─── Collected data ───

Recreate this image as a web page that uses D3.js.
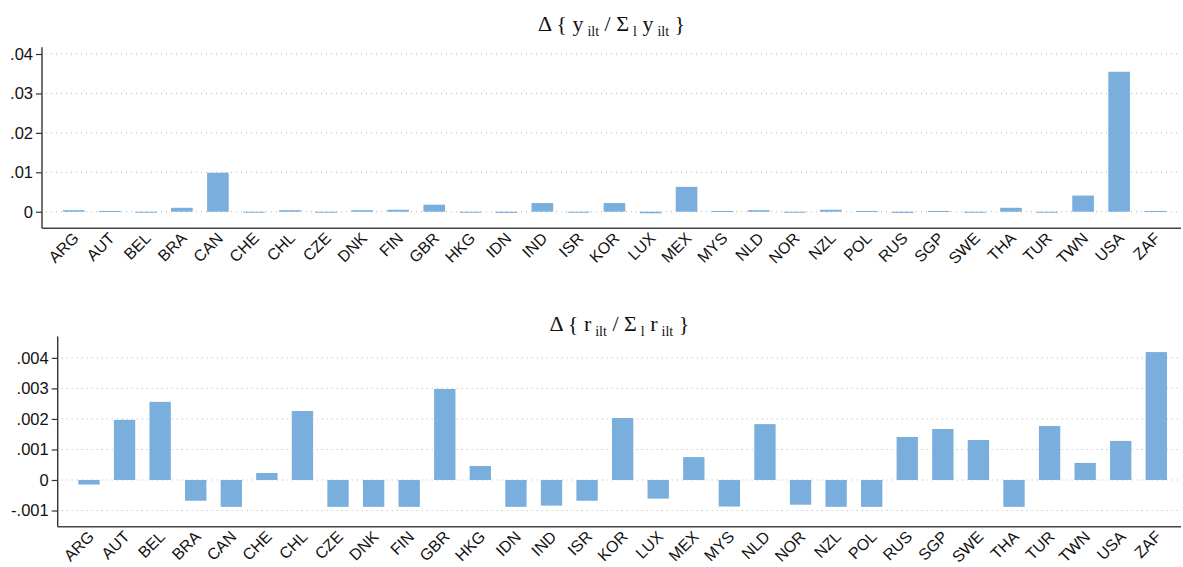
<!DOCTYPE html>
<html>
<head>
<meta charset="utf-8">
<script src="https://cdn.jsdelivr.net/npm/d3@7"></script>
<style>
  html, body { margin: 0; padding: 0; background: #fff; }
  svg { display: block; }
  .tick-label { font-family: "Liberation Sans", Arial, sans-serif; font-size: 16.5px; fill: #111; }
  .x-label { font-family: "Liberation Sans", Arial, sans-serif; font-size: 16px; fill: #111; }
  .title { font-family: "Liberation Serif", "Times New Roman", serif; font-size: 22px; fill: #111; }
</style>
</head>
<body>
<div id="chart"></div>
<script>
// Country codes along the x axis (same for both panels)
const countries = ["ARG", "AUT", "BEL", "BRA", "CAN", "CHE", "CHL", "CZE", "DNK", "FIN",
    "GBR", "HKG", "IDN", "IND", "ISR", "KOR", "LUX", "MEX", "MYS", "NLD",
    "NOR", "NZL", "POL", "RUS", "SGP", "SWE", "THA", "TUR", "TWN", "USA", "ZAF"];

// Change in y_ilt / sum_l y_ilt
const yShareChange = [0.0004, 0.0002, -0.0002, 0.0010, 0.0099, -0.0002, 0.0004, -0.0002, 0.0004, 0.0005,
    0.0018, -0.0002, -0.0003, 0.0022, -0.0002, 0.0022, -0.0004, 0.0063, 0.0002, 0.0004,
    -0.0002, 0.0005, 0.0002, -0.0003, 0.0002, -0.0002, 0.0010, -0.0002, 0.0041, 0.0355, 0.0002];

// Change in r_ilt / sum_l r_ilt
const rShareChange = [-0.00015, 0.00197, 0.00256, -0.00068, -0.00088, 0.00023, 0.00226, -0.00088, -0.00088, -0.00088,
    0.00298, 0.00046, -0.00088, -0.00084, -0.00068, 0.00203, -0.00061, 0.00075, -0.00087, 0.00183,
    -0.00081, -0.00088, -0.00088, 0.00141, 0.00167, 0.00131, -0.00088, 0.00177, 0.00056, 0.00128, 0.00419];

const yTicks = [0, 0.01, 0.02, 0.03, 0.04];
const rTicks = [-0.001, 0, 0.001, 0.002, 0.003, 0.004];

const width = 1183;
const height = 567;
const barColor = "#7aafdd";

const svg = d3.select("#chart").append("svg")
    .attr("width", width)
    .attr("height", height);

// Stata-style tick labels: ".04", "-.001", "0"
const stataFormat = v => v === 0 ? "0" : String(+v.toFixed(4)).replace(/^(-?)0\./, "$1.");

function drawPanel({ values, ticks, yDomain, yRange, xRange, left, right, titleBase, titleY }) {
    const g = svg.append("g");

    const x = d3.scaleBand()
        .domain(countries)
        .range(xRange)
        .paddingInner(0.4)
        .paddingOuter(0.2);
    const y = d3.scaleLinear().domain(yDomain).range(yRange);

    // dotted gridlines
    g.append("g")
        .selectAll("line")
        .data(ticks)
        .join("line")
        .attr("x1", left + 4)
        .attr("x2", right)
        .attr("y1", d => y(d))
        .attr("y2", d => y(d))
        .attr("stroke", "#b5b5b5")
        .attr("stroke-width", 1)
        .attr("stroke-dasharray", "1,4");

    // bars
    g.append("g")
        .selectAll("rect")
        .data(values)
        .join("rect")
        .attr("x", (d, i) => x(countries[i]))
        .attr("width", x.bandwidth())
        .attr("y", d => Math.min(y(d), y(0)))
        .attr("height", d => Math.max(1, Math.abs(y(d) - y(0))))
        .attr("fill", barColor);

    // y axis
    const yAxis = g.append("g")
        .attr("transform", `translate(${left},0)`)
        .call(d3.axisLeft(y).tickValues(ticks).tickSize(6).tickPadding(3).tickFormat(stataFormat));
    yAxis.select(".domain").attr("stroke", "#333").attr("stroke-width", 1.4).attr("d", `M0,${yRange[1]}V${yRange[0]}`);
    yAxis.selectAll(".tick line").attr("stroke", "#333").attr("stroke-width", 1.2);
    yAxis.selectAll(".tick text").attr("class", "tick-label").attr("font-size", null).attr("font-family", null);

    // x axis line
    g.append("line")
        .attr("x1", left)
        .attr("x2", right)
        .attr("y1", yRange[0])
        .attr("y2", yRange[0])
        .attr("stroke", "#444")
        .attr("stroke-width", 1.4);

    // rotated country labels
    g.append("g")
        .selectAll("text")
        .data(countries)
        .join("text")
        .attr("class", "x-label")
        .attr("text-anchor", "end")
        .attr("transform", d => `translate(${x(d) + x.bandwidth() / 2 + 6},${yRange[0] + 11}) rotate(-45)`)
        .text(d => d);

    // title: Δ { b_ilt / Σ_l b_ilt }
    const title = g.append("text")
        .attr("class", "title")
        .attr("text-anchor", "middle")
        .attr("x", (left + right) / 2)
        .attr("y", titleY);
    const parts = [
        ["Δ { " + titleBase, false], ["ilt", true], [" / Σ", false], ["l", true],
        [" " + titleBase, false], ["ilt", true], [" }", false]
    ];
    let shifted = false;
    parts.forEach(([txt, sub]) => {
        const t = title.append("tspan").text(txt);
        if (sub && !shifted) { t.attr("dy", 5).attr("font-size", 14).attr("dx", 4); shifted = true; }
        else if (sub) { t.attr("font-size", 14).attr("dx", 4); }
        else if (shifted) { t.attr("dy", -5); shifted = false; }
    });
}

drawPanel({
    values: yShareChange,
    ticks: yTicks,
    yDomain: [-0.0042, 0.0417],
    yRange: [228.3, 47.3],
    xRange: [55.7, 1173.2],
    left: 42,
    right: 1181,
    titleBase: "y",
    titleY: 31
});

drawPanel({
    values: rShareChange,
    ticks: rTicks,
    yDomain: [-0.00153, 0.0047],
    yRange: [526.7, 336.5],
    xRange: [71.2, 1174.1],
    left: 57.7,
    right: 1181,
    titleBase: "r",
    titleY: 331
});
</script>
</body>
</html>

───

=== What the exercise asks ===
Repeat only the lines between the start of the data and the line with "0.0041, 0.0355, 0.0002];", including those two lines, and skip the pictures.

=== Answer for the task ===
Recreate this image as a web page that uses D3.js.
<!DOCTYPE html>
<html>
<head>
<meta charset="utf-8">
<script src="https://cdn.jsdelivr.net/npm/d3@7"></script>
<style>
  html, body { margin: 0; padding: 0; background: #fff; }
  svg { display: block; }
  .tick-label { font-family: "Liberation Sans", Arial, sans-serif; font-size: 16.5px; fill: #111; }
  .x-label { font-family: "Liberation Sans", Arial, sans-serif; font-size: 16px; fill: #111; }
  .title { font-family: "Liberation Serif", "Times New Roman", serif; font-size: 22px; fill: #111; }
</style>
</head>
<body>
<div id="chart"></div>
<script>
// Country codes along the x axis (same for both panels)
const countries = ["ARG", "AUT", "BEL", "BRA", "CAN", "CHE", "CHL", "CZE", "DNK", "FIN",
    "GBR", "HKG", "IDN", "IND", "ISR", "KOR", "LUX", "MEX", "MYS", "NLD",
    "NOR", "NZL", "POL", "RUS", "SGP", "SWE", "THA", "TUR", "TWN", "USA", "ZAF"];

// Change in y_ilt / sum_l y_ilt
const yShareChange = [0.0004, 0.0002, -0.0002, 0.0010, 0.0099, -0.0002, 0.0004, -0.0002, 0.0004, 0.0005,
    0.0018, -0.0002, -0.0003, 0.0022, -0.0002, 0.0022, -0.0004, 0.0063, 0.0002, 0.0004,
    -0.0002, 0.0005, 0.0002, -0.0003, 0.0002, -0.0002, 0.0010, -0.0002, 0.0041, 0.0355, 0.0002];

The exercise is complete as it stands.